NOTE: If you use a 4 octave, 49 note keybed, the lowest key on the keybed corresponds to output #13 not #1.


See the Component Notes page for more information.


Nothing special. Standard resistors here.

There is one resistor network, 10k resistors. This needs to have 8 resistors with a common connection. I used and laid out a 9 resistor network. make sure the common is installed toward the “output” side of the PCB


Nothing special here either. Standard ceramic capacitors are fine. Note the 0.2 inch spacing


Ferrite beads on the input line. Not strictly needed. See Component Notes page for more information.


Make sure you get the right voltage and power ratings, the “HC” variety.


One diode for input protection. 1N4001 type.

There are 8 1N4148 diodes which can be used to feed an external gate/trigger circuit if one is desired. I opted to just do the control voltage and trigger/gate with a two or three buss reed relay PCB. But, they are there if you want them.



I assume you know the basics of soldering. I like to insert the low lying parts first, like resistors, diodes, etc. After these, I install the IC sockets. Next capacitors, transistors, connectors. Use a good solder, either an organic flux, which you should wash regularly, or a no-wash flux.

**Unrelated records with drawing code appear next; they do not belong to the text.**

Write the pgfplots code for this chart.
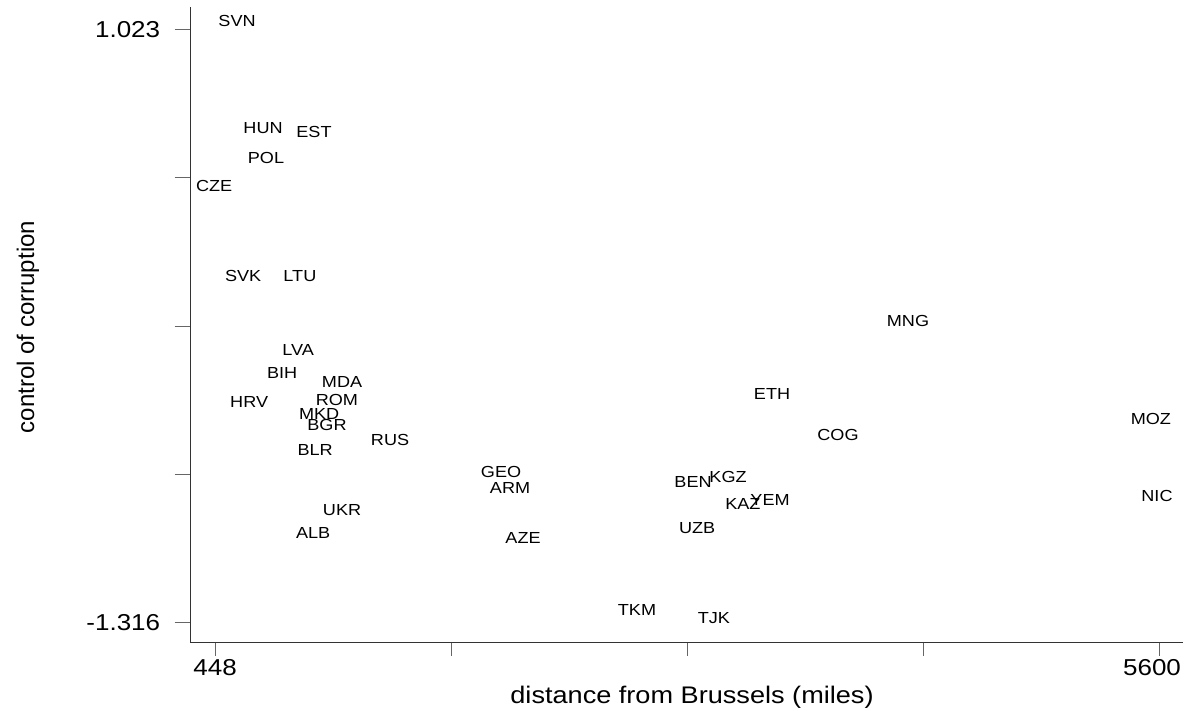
\documentclass[border=0pt]{standalone}
\usepackage{pgfplots}
\pgfplotsset{compat=1.18}
\usepackage{fontspec}
\setmainfont{Liberation Sans}[FakeStretch=1.13]
\newfontfamily\ylabfont{Liberation Sans}

\begin{document}
\begin{tikzpicture}
\useasboundingbox (0,0) rectangle (1186pt,-710pt);
\begin{axis}[
 at={(190.7pt,-642.7pt)}, anchor=south west,
 scale only axis, width=992.3pt, height=635.4pt,
 xmin=315, xmax=5731, ymin=-1.3948, ymax=1.1097,
 axis x line*=bottom, axis y line*=left,
 axis line style={-, line width=1pt, black!80},
 tick align=outside,
 major tick length=16pt,
 tick style={line width=1pt, black!60},
 xtick=\empty,
 extra x ticks={448,1736,3024,4312,5600},
 extra x tick labels={448,{},{},{},\hspace*{-14pt}5600},
 extra x tick style={major tick length=13pt},
 ytick={1.023,0.43825,-0.1465,-0.73125,-1.316},
 yticklabels={1.023,{},{},{},-1.316},
 ticklabel style={font=\fontsize{23}{28}\selectfont},
 yticklabel style={xshift=-11pt},
 xlabel={distance from Brussels (miles)},
 ylabel={control of corruption},
 xlabel style={at={(axis description cs:0.5052,-0.0949)}, anchor=base, font=\fontsize{24}{29}\selectfont},
 ylabel style={at={(axis description cs:-0.164,0.4969)}, anchor=center, font=\ylabfont\fontsize{24}{29}\selectfont},
 clip=false,
 nodes near coords, point meta=explicit symbolic,
 every node near coord/.append style={anchor=center, font=\fontsize{16}{19}\selectfont, text=black},
]
\addplot[only marks, mark=none] table[meta=lab] {
x y lab
568 1.0545 SVN
710 0.633 HUN
988 0.617 EST
726 0.515 POL
443 0.405 CZE
601 0.050 SVK
911 0.050 LTU
4230 -0.127 MNG
901 -0.241 LVA
814 -0.332 BIH
1141 -0.367 MDA
3488 -0.414 ETH
634 -0.446 HRV
1113 -0.438 ROM
1016 -0.493 MKD
1059 -0.536 BGR
5556 -0.513 MOZ
3848 -0.576 COG
1403 -0.595 RUS
994 -0.635 BLR
2009 -0.721 GEO
3248 -0.741 KGZ
3057 -0.761 BEN
2058 -0.784 ARM
3477 -0.832 YEM
5589 -0.816 NIC
3329 -0.847 KAZ
1141 -0.871 UKR
3079 -0.942 UZB
983 -0.962 ALB
2129 -0.981 AZE
2751 -1.265 TKM
3171 -1.296 TJK
};
\end{axis}
\end{tikzpicture}
\end{document}
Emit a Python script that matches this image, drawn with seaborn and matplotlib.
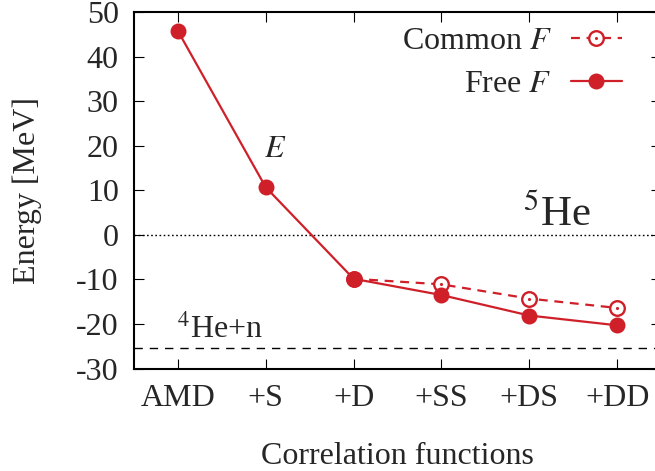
import matplotlib
matplotlib.use("Agg")
import matplotlib.pyplot as plt
import seaborn as sns
import pandas as pd
from matplotlib.legend_handler import HandlerTuple
from matplotlib.lines import Line2D

# ---- data ----
categories = ["AMD", "+S", "+D", "+SS", "+DS", "+DD"]
free_F = [45.8, 10.7, -9.85, -13.5, -18.1, -20.3]
common_cats = ["+D", "+SS", "+DS", "+DD"]
common_F = [-9.85, -11.1, -14.3, -16.4]
threshold = -25.4
yticks = [-30, -20, -10, 0, 10, 20, 30, 40, 50]

RED = "#cf2029"

sns.set_theme(style="ticks")
plt.rcParams["font.family"] = ["Liberation Serif", "DejaVu Serif"]
plt.rcParams["mathtext.fontset"] = "stix"
plt.rcParams["axes.unicode_minus"] = False

FS = 23

fig = plt.figure(figsize=(6.55, 4.71), dpi=100)
ax = fig.add_axes([134/655, 1-368.5/471, 527/655, 356.2/471])

idx = {c: i for i, c in enumerate(categories)}
df_free = pd.DataFrame({"x": [idx[c] for c in categories], "y": free_F})
df_com = pd.DataFrame({"x": [idx[c] for c in common_cats], "y": common_F})

ax.axhline(0, color="black", lw=1.0, dashes=(1.2, 1.8), zorder=1)
ax.axhline(threshold, color="black", lw=1.0, dashes=(6, 5), zorder=1)

sns.lineplot(data=df_com, x="x", y="y", ax=ax, color=RED, lw=1.6, sort=False,
             marker="o", markersize=10.5, markerfacecolor="white",
             markeredgecolor=RED, markeredgewidth=1.7, zorder=3)
ax.lines[-1].set_dashes((4, 3))
sns.scatterplot(data=df_com, x="x", y="y", ax=ax, color=RED, s=5,
                linewidth=0, zorder=4)
sns.lineplot(data=df_free, x="x", y="y", ax=ax, color=RED, lw=1.6, sort=False,
             marker="o", markersize=11.5, markeredgewidth=0, zorder=5)

ax.set_xlim(-0.5, 5.5)
ax.set_ylim(-30, 50)
ax.set_xticks(range(len(categories)))
ax.set_xticklabels(categories)
ax.set_yticks(yticks)
ax.tick_params(axis="both", which="both", direction="in", length=7.2, width=0.8,
               labelsize=FS, top=True, right=True, pad=11, color="black")
for s in ax.spines.values():
    s.set_linewidth(1.5)
    s.set_color("black")

ax.set_xlabel("Correlation functions", fontsize=FS)
ax.set_ylabel("Energy [MeV]", fontsize=FS)
ax.xaxis.set_label_coords(0.5, -0.205)
ax.yaxis.set_label_coords(-0.175, 0.5)

ax.text(1.11, 17.4, "$E$", fontsize=FS, ha="center", va="baseline")
ax.text(3.93, 2.1, "$^{5}$He", fontsize=31, ha="left", va="baseline")
ax.text(-0.01, -23.1, "$^{4}$He+n", fontsize=FS, ha="left", va="baseline")

h_com = Line2D([], [], color=RED, lw=1.6, dashes=(4, 3), marker="o",
               markersize=10.5, markerfacecolor="white", markeredgecolor=RED,
               markeredgewidth=1.7)
h_dot = Line2D([], [], color=RED, ls="none", marker="o", markersize=2.2,
               markeredgewidth=0)
h_free = Line2D([], [], color=RED, lw=1.6, marker="o", markersize=11.5,
                markeredgewidth=0)
ax.legend([(h_com, h_dot), h_free], ["Common $F$", "Free $F$"],
          handler_map={tuple: HandlerTuple(ndivide=1)},
          loc="upper right", bbox_to_anchor=(0.926, 0.96), frameon=False,
          markerfirst=False, fontsize=FS, handlelength=1.6, handletextpad=0.6,
          labelspacing=0.42, borderaxespad=0, borderpad=0, numpoints=1)

fig.savefig("out.png", dpi=100)
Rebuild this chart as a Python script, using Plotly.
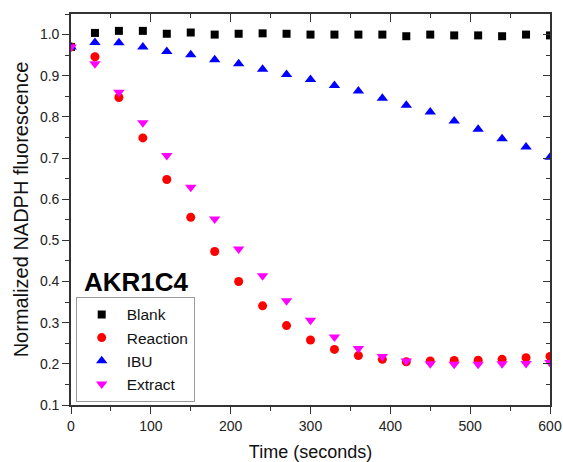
import plotly.graph_objects as go

time_s = [0, 30, 60, 90, 120, 150, 180, 210, 240, 270, 300,
          330, 360, 390, 420, 450, 480, 510, 540, 570, 600]

blank = [0.970, 1.004, 1.009, 1.009, 1.002, 1.005, 1.000, 1.002, 1.003, 1.002, 1.000,
         1.000, 1.000, 1.000, 0.996, 1.000, 0.998, 0.998, 0.996, 1.000, 0.998]
reaction = [0.970, 0.946, 0.847, 0.749, 0.648, 0.556, 0.473, 0.400, 0.341, 0.293, 0.258,
            0.235, 0.220, 0.211, 0.205, 0.207, 0.208, 0.209, 0.211, 0.215, 0.218]
ibu = [0.970, 0.981, 0.980, 0.970, 0.959, 0.951, 0.939, 0.929, 0.916, 0.903, 0.891,
       0.876, 0.863, 0.845, 0.828, 0.812, 0.790, 0.770, 0.747, 0.727, 0.702]
extract = [0.970, 0.929, 0.860, 0.786, 0.706, 0.629, 0.552, 0.479, 0.414, 0.353, 0.306,
           0.265, 0.237, 0.218, 0.207, 0.200, 0.199, 0.199, 0.200, 0.201, 0.203]

series = [
    ("Blank", blank, "square", "#000000", 8, "x", "y"),
    ("Reaction", reaction, "circle", "#ff0000", 9, "x", "y"),
    ("IBU", ibu, "triangle-up", "#0000ff", 10, "x", "y"),
    ("Extract", extract, "triangle-down", "#ff00ff", 10, "x2", "y2"),
]

FONT = "Liberation Sans, Arial, sans-serif"
AXC = "#333333"

fig = go.Figure()
for name, vals, sym, col, sz, xa, ya in series:
    fig.add_trace(go.Scatter(
        x=time_s, y=vals, mode="markers", name=name, xaxis=xa, yaxis=ya,
        marker=dict(symbol=sym, color=col, size=sz, line=dict(width=0)),
    ))

fig.update_layout(
    width=563, height=462,
    margin=dict(l=71, r=13, t=14, b=57, autoexpand=False),
    paper_bgcolor="white", plot_bgcolor="white",
    font=dict(family=FONT, color="#111111"),
    showlegend=True,
    legend=dict(
        x=0.0098, y=0.008, xanchor="left", yanchor="bottom",
        bordercolor="#9a9a9a", borderwidth=1, bgcolor="white",
        font=dict(size=15.5, family=FONT, color="#111111"),
        itemwidth=40, tracegroupgap=0,
    ),
    xaxis=dict(
        range=[0, 600], dtick=100, tick0=0, automargin=False,
        ticks="outside", ticklen=7, tickwidth=1.3, tickcolor=AXC,
        minor=dict(ticks="outside", ticklen=4, dtick=50, tickwidth=1.3, tickcolor=AXC),
        showline=True, linecolor=AXC, linewidth=1.6,
        showgrid=False, zeroline=False,
        tickfont=dict(size=14, family=FONT, color="#222222"),
        title=dict(text="Time (seconds)", font=dict(size=18, family=FONT, color="#111111"), standoff=14),
    ),
    yaxis=dict(
        range=[0.1, 1.05], dtick=0.1, tick0=0.1, tickformat=".1f", automargin=False,
        ticks="outside", ticklen=7, tickwidth=1.3, tickcolor=AXC,
        minor=dict(ticks="outside", ticklen=4, dtick=0.05, tickwidth=1.3, tickcolor=AXC),
        showline=True, linecolor=AXC, linewidth=1.6,
        showgrid=False, zeroline=False,
        tickfont=dict(size=14, family=FONT, color="#222222"),
        title=dict(text="Normalized NADPH fluorescence", font=dict(size=20, family=FONT, color="#111111"), standoff=6),
    ),
    xaxis2=dict(
        overlaying="x", side="top", range=[0, 600], dtick=100, tick0=0, automargin=False,
        ticks="inside", ticklen=8, tickwidth=1.3, tickcolor=AXC,
        minor=dict(ticks="inside", ticklen=4, dtick=50, tickwidth=1.3, tickcolor=AXC),
        showline=True, linecolor=AXC, linewidth=1.6,
        showticklabels=False, showgrid=False, zeroline=False,
    ),
    yaxis2=dict(
        overlaying="y", side="right", range=[0.1, 1.05], dtick=0.1, tick0=0.1, automargin=False,
        ticks="inside", ticklen=7, tickwidth=1.3, tickcolor=AXC,
        minor=dict(ticks="inside", ticklen=4, dtick=0.05, tickwidth=1.3, tickcolor=AXC),
        showline=True, linecolor=AXC, linewidth=1.6,
        showticklabels=False, showgrid=False, zeroline=False,
    ),
    annotations=[dict(
        text="<b>AKR1C4</b>", x=0.024, y=0.315, xref="paper", yref="paper",
        xanchor="left", yanchor="middle", showarrow=False,
        font=dict(size=26, family=FONT, color="#000000"),
    )],
)

fig.write_html("out.html")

Take a break every so often, wash off the flux if you are using a flux which required cleaning. Double and triple check orientations, pins, and solder joints.

Power Supply Regulation/Filtering:

The regulator has room to lay flat and have a small heat sink. The heat sink is only needed if you are driving a lot of outputs at one time or driving loads at the upper end of the specification of the SN74HC563N chips. If you are using this regulator to drive external circuitry, be sure you don’t overload the capacity of the 7805 and heat sink.

The PCB runs on +5 volts from the 7805 regulator. You can use +12 or +15 volts as input voltage. There are two additional connectors, a 2 pin MTA connector on 0.1 inch spacing and a 4 pin “MOTM” on 0.156 inch spacing that provide a ground and +5 volt source if you want for a relay PCB or other external components.

The 4 pin MOTM and 10 pin “DOEPFER” connectors should be right angle. The DOEPFER should point towards the middle of the PCB. The MOTM should point off the PCB. make sure you pay attention to which end is the +12 or +15 volts and pick/mount the appropriate connector.


I left room so that the regulator can be bent over to give additional vertical clearance under a keybed. I also laid out the connectors so that right angle connectors can be used and so that they would mount facing the center of the PCB except the power connector on the end of the PCB. It was made to point off the PCB, but a right angle connector all the same.

There are two connectors for the upper and lower halves of the keybed. Note that this decoder only works on 4 and 5 octave keybeds.


As mentioned above, the polarization of the connectors is such that the connectors should be mounted with 90 degree angled connectors such that the wires point toward the center of the PCB, not off the PCB. The PCB should be narrow enough to fit under any FATAR keybed. Depending on your specific implementation, you may need (or may just want) to cut one of the mounting legs off the keybed to give better clearance for wires.